__What is needed__. Tally the lines that hold the word "this" and reply with that figure only.

__Data records__.
====
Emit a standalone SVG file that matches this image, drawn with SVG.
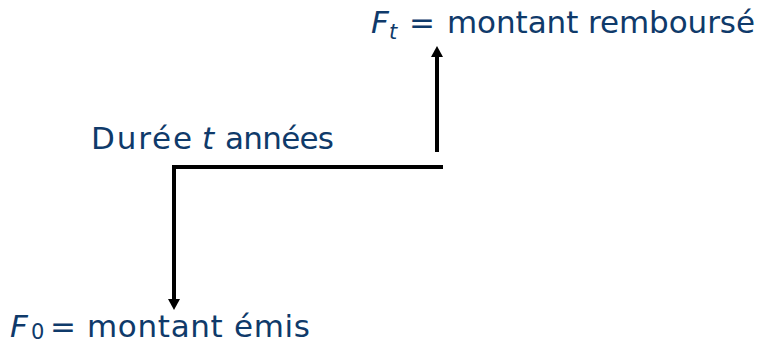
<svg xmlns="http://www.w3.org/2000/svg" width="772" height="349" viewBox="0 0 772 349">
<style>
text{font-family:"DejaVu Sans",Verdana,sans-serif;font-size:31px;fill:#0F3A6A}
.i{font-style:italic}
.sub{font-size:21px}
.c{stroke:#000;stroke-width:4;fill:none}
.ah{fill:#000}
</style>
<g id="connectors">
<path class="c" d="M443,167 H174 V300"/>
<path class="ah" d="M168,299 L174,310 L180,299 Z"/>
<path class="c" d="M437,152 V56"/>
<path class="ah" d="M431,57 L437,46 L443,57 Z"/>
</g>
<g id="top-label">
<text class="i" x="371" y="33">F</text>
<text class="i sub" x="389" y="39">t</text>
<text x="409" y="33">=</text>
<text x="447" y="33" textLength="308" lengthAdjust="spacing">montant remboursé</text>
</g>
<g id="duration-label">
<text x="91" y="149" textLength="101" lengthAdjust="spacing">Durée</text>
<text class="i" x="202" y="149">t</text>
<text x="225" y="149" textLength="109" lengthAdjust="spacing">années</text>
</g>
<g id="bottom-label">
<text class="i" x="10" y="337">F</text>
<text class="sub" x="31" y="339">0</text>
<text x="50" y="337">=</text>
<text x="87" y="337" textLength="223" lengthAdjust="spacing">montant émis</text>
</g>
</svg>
====
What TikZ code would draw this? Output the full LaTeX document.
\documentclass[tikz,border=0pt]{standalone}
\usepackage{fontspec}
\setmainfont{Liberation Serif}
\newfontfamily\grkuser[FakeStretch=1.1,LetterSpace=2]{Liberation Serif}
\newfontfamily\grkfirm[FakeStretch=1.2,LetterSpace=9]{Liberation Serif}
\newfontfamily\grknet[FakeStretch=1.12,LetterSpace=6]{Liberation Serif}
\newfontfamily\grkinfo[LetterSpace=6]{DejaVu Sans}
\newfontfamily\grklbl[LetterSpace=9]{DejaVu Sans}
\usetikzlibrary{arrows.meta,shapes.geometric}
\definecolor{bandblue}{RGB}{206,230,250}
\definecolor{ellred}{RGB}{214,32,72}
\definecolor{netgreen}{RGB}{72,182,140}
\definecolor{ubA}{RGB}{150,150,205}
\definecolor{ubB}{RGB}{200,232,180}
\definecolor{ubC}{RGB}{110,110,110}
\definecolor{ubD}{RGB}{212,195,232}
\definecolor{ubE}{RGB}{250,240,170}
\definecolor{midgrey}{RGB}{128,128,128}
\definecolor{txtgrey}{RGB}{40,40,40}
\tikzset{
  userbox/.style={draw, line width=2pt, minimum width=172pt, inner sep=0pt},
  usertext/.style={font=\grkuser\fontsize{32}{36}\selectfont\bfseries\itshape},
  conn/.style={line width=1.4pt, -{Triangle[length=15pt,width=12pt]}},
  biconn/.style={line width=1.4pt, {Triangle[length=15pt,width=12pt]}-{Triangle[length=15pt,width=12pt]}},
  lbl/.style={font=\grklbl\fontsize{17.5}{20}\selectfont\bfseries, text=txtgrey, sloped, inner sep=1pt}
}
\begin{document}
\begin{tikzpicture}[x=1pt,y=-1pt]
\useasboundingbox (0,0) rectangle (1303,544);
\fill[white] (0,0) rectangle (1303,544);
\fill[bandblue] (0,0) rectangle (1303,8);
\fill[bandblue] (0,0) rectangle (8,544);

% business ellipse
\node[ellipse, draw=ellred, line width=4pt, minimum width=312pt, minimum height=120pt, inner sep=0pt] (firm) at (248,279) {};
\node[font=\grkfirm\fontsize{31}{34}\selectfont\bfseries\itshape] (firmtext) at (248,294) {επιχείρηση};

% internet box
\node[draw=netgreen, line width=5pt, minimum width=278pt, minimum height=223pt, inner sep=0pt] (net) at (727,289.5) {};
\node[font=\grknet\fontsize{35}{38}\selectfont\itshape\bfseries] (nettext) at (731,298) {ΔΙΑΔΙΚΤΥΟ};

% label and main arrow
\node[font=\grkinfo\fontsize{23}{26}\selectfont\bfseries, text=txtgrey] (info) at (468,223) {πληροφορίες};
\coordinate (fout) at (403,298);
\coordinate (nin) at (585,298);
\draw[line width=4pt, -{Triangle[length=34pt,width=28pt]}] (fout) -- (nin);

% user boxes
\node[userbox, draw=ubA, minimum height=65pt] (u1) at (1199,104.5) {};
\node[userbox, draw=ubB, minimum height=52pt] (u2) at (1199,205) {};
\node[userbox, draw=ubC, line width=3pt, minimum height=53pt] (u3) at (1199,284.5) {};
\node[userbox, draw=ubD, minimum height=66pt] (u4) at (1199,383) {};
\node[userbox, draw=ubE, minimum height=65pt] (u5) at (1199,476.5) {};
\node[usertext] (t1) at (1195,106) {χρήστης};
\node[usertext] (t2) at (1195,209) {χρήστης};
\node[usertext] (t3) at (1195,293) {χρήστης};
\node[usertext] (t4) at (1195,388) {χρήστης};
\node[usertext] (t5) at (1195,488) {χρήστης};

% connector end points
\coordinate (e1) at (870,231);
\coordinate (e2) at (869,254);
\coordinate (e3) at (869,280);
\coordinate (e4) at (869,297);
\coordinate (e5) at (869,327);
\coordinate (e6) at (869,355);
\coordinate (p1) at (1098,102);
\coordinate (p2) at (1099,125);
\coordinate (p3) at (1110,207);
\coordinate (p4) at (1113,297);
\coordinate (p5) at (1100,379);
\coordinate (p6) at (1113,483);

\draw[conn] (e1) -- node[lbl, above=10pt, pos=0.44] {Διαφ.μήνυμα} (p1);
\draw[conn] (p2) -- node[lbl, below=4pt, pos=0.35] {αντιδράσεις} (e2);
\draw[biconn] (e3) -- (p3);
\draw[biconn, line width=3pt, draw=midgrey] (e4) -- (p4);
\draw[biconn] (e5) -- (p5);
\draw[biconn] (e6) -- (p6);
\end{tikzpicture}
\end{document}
====
__Finished task__. 2